A REURB de lote único é, portanto, juridicamente viável e socialmente necessária. Sua aplicação é legítima quando há ocupação consolidada, interesse social e finalidade pública. Cada caso deve ser examinado com prudência, para que o instrumento não se converta em mera formalização cartorial ou, pior, em legalização de privilégios. “Dar o título não basta; é preciso garantir permanência, serviços e futuro.” Por isso, políticas complementares, como cláusulas de inalienabilidade temporária ou direito de preferência do poder público, são medidas que asseguram que a regularização não resulte em gentrificação e nova exclusão.

Há, evidentemente, limites materiais. A REURB não deve alcançar áreas de risco, de proteção ambiental ou situações que violem o planejamento urbano. O equilíbrio entre o direito à moradia e o meio ambiente equilibrado é o que preserva o caráter ético e sustentável da política urbana. Onde houver perigo à vida, a solução deve ser o reassentamento digno, e não a chancela do risco.

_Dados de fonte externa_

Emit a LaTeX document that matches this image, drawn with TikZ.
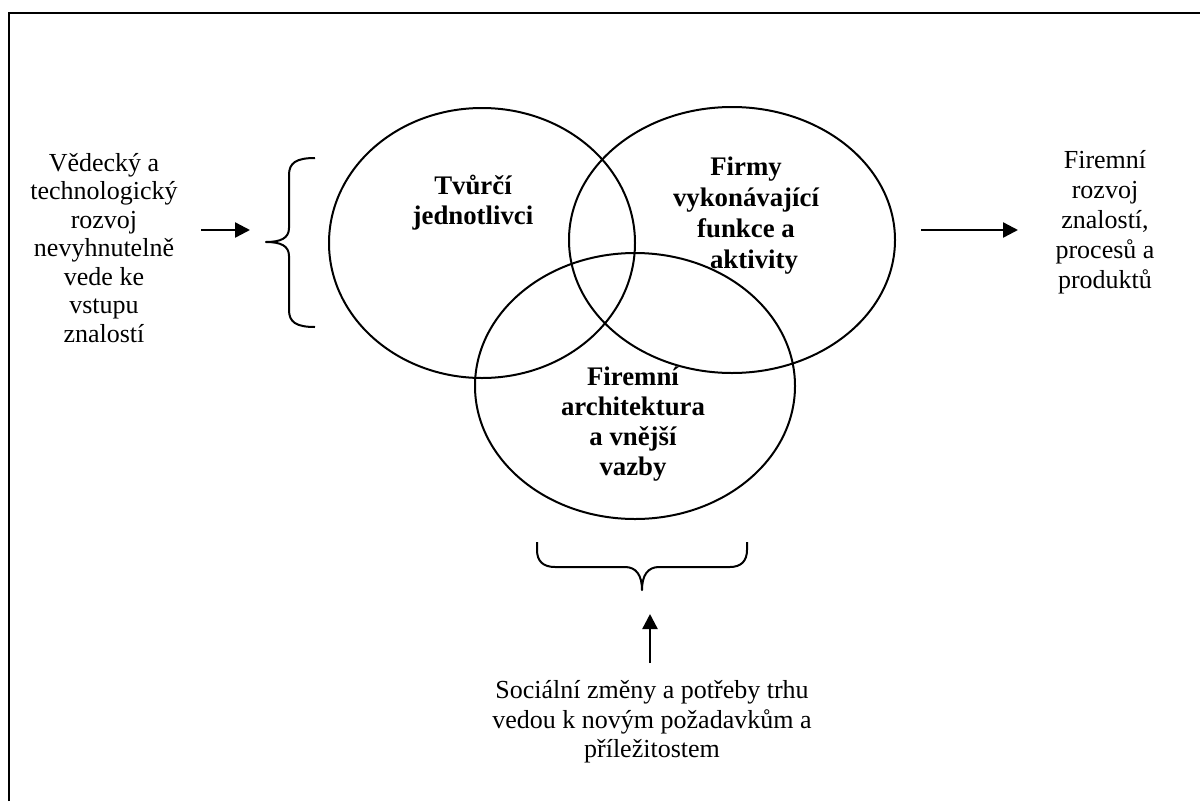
\documentclass[tikz,border=0pt]{standalone}
\usepackage{fontspec}
\setmainfont{Liberation Serif}
\usetikzlibrary{arrows.meta,shapes.geometric}
\begin{document}
\begin{tikzpicture}[x=1pt,y=-1pt,
  ring/.style={draw,ellipse,line width=2pt,inner sep=0pt},
  plain/.style={align=center,font=\fontsize{26}{28.5}\selectfont},
  loose/.style={align=center,font=\fontsize{26}{30}\selectfont},
  heavy/.style={align=center,font=\fontsize{26.8}{30}\selectfont\bfseries},
  flow/.style={line width=2.4pt,-{Triangle[length=15pt,width=15pt]}},
  brace/.style={line width=2pt,line join=round}]
\useasboundingbox (0,0) rectangle (1200,801);

% frame
\draw[line width=2.5pt] (9,801) -- (9,13) -- (1200,13);

% three overlapping circles
\node[ring,minimum width=306pt,minimum height=270pt] (indiv) at (482,243) {};
\node[ring,minimum width=326pt,minimum height=266pt] (firms) at (732,240) {};
\node[ring,minimum width=320pt,minimum height=266pt] (arch) at (635,386) {};

\node[heavy] (tindiv) at (473,203) {Tvůrčí\\jednotlivci};
\node[heavy,font=\fontsize{26.8}{31}\selectfont\bfseries] (tfirms) at (746,216)
  {Firmy\\vykonávající\\funkce a\\\hspace*{16pt}aktivity};
\node[heavy] (tarch) at (633,424) {Firemní\\architektura\\a vnější\\vazby};

% side and bottom texts
\node[plain] (science) at (104,248) {Vědecký a\\technologický\\rozvoj\\nevyhnutelně\\vede ke\\vstupu\\znalostí};
\node[loose] (output) at (1105,222) {Firemní\\rozvoj\\znalostí,\\procesů a\\produktů};
\node[plain,font=\fontsize{26}{29.5}\selectfont] (social) at (652,722) {Sociální změny a potřeby trhu\\vedou k novým požadavkům a\\příležitostem};

% braces
\draw[brace] (315,158) .. controls (296,158) and (289,163) .. (289,175) -- (289,228)
  .. controls (289,238) and (281,242) .. (266,242)
  .. controls (281,242) and (289,246) .. (289,256) -- (289,310)
  .. controls (289,322) and (296,327) .. (315,327);
\draw[brace] (537,542) -- (537,550) .. controls (537,561) and (543,567) .. (555,567) -- (625,567)
  .. controls (636,567) and (642,575) .. (642,590)
  .. controls (642,575) and (648,567) .. (659,567) -- (730,567)
  .. controls (741,567) and (747,561) .. (747,550) -- (747,542);

% arrows
\coordinate (inA) at (201,230);
\coordinate (inB) at (250,230);
\coordinate (outA) at (921,230);
\coordinate (outB) at (1018,230);
\coordinate (upA) at (650,663);
\coordinate (upB) at (650,614);
\draw[flow] (inA) -- (inB);
\draw[flow] (outA) -- (outB);
\draw[flow] (upA) -- (upB);
\end{tikzpicture}
\end{document}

Em síntese, a regularização fundiária de lote único não desvirtua a política urbana, mas a torna mais humana. Cada matrícula aberta onde a vida já se consolidou aproxima o Brasil legal do Brasil real. “Regularizar o consolidado é cumprir a Constituição, não afrontá-la.” A REURB individual é a tradução concreta do princípio da função social da propriedade: um Estado que reconhece juridicamente o que o povo construiu de fato. Aplicada com prudência, transparência e finalidade pública, ela transforma exclusão em cidadania, invisibilidade em pertencimento e promessa constitucional em chão habitado.